Scottish economy in double-dip recession
Recession is defined as two consecutive quarters of the economy contracting
18 July 2012 Last updated at 12:08
Scotland has followed the UK into a double-dip recession, according to the latest official figures.
Scottish Gross Domestic Product (GDP) fell by 0.1% during the first three months of 2012.
Output in construction fell sharply by 6.9% while the production sector grew by 1.2% and services by 0.2%.
But there was some good news with unemployment falling for the fourth month in a row, leaving the Scottish jobless rate at 8%.
First Minister Alex Salmond called on the UK government urgently to stimulate economic growth and jobs, following the publication of the new figures.
The Scottish economy shrank by 0.1% in the final quarter of last year, compared with a drop of 0.3% for the UK as a whole.
Recession is defined as two consecutive quarters of the economy contracting.
Back to recession
The UK economy officially returned to recession in April, when its GDP figures for the first quarter of 2012 showed a further contraction of 0.2%.
The latest figures came as Scottish Retail Consortium figures showed shop sales have continued to stagnate.
And the Scottish Chambers of Commerce last week published its Business Survey which painted a bleak economic picture.
Reacting to the latest data, Mr Salmond said: “These new figures show Scotland has a higher employment rate than the UK as a whole and that our economy continues to demonstrate greater resilience than the UK.
“But it is clear that the UK government’s austerity agenda and the prime minister’s failure to heed calls for direct investment in construction and infrastructure is hampering progress.”
Labour’s Shadow Economic Secretary to the Treasury, Cathy Jamieson, said “urgent economic growth strategies” were now needed.
“It’s time that both the UK and Scottish governments realised the scale of the crisis, and changed course,” she commented.
“Jobs and growth must be the top priorities. We cannot afford to waste the talents of generation of young Scots because of failed economic policies.”
Scottish Lib Dem leader Willie Rennie said the figures showed that, like the rest of the UK, Scotland was “not immune from global economic forces”.
He added: “These figures show that it is even more vital for both the UK and the Scottish government to work hand in hand on projects like the £1bn UK Youth Contract that helps young people find work and training opportunities.”
The Scottish Building Federation said the latest data showed a sixth consecutive quarter of stagnation in the Scottish construction industry.
Chief Executive Michael Levack said: “Such a dramatic slump requires radical action to turn things around.
“That’s why we give our full backing to the calls the first minister is now making on the UK Treasury to release £400m in direct capital spending this financial year to kick-start the long list of shovel-ready projects north of the border that have stalled due to a chronic lack of affordable finance.”
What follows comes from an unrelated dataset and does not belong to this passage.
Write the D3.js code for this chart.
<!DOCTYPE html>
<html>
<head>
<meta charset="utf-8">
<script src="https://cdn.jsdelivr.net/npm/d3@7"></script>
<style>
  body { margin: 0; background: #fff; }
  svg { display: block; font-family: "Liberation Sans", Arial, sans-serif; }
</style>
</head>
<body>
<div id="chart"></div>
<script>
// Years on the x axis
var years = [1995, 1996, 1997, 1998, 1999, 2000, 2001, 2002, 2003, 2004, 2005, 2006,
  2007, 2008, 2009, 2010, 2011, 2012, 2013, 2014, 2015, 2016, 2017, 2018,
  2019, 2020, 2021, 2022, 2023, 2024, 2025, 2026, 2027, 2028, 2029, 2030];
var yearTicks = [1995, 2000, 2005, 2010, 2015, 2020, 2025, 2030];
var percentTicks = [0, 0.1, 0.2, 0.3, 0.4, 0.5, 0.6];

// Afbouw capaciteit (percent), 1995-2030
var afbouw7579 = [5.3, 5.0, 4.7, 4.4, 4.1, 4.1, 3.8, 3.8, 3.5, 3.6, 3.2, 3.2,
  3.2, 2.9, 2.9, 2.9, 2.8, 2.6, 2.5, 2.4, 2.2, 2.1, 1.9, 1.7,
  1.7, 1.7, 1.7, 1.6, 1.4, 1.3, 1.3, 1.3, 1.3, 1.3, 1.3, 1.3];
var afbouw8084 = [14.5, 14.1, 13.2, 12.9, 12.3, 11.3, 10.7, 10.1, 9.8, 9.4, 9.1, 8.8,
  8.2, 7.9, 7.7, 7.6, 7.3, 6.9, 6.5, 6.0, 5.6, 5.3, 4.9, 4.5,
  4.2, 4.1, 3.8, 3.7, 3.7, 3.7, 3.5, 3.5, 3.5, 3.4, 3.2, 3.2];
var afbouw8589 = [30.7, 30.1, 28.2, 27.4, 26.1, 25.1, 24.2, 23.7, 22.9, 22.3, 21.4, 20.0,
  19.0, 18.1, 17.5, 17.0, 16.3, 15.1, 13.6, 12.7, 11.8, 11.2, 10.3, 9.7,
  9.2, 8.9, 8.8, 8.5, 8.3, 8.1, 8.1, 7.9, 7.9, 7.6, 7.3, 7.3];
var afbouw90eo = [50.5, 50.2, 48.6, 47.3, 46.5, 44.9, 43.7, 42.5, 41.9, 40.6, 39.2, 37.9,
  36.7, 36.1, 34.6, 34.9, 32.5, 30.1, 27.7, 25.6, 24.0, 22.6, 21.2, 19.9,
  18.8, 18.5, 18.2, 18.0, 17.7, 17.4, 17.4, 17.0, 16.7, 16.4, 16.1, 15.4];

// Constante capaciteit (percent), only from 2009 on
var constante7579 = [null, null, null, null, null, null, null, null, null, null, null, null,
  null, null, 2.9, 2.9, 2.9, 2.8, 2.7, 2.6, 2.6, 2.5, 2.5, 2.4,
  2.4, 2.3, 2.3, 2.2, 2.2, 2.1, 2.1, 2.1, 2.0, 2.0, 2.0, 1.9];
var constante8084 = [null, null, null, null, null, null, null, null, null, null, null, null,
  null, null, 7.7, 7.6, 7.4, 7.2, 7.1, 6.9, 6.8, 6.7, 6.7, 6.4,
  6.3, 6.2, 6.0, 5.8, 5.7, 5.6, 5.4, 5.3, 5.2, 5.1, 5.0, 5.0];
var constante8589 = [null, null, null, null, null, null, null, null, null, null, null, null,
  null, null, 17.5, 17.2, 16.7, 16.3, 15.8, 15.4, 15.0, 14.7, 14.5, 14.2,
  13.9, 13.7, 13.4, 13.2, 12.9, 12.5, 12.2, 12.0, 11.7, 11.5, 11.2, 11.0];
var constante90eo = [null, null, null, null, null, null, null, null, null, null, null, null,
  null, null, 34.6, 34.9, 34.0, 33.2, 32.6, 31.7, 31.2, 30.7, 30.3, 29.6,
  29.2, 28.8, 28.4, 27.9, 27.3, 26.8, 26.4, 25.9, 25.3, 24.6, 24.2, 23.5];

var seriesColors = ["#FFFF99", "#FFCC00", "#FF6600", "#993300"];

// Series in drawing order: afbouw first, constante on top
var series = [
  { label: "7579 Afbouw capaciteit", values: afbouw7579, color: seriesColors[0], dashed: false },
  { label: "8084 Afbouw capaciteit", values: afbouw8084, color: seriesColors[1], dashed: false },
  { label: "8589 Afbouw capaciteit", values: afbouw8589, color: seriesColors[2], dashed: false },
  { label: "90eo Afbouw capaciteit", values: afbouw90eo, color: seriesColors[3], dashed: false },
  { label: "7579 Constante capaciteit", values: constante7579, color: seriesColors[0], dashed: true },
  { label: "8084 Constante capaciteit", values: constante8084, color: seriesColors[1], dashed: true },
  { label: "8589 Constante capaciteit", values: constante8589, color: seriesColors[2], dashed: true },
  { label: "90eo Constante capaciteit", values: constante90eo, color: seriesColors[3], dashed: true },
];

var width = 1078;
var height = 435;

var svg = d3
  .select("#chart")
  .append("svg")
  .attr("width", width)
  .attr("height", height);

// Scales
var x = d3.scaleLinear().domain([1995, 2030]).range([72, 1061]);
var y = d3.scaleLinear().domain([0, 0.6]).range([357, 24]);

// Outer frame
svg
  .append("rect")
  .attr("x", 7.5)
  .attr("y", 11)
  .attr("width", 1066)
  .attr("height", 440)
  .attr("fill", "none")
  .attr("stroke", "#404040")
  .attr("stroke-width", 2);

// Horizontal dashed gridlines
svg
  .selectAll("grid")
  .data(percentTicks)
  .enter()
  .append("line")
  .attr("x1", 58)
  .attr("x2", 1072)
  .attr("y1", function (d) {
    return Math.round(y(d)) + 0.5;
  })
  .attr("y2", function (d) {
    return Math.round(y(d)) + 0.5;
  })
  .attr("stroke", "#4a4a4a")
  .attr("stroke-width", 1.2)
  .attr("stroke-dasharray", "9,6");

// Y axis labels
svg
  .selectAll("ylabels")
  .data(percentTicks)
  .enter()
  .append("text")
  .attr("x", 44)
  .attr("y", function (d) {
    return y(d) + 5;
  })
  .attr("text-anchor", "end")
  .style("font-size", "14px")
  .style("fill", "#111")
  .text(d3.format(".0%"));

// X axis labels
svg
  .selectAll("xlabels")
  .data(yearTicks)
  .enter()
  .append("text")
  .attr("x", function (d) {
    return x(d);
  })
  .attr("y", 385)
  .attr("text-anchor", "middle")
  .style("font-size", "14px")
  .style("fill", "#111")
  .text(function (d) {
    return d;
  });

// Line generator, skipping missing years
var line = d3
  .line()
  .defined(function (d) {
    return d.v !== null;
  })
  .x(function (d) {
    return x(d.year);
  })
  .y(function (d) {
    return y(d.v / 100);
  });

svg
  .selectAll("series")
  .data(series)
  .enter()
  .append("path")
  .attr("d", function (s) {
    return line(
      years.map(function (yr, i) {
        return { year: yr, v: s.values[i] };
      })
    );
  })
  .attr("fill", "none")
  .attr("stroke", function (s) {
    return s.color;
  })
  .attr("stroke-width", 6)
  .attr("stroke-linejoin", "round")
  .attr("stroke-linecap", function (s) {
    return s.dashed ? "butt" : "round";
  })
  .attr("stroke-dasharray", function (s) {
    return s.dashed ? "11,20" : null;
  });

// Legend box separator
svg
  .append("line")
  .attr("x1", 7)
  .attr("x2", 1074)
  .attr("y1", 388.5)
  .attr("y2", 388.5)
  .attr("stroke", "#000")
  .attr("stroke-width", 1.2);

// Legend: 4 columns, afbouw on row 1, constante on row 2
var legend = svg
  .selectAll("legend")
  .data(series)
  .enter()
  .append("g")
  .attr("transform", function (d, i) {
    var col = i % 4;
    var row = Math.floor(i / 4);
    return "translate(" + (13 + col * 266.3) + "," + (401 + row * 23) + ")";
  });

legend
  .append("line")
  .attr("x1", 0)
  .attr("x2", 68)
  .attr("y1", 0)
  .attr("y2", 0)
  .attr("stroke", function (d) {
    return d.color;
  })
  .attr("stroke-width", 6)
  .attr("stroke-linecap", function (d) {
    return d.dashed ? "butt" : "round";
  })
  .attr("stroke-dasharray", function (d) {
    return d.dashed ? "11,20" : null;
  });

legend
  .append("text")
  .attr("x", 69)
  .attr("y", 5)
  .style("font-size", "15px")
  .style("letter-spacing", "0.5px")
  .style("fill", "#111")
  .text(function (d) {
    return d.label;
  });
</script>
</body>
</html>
The Federation of Small Businesses in Scotland said it was “unsurprising” that Scotland had followed the UK into a double-dip recession.
Scottish policy convener Andy Willox said: “We can take some comfort from the fact that Scotland’s economic contraction looks smaller than the rest of the UK.
“However, we still need every part of government to shelve the distractions and focus on growth.”
The Scottish Trades Union Congress (STUC) said a “robust demand-led recovery” appeared as remote as ever.
General Secretary Grahame Smith commented: “As the STUC has consistently highlighted, the headline statistics do not tell the full story of what is happening in the labour market.
“A recent Scottish government report confirms that underemployment or involuntary part-time working was heading towards the quarter of a million mark in Scotland at the end of 2011.
“When the economy does eventually recover, Scotland risks being left with a labour market increasingly characterised by part-time, low wage, insecure employment.”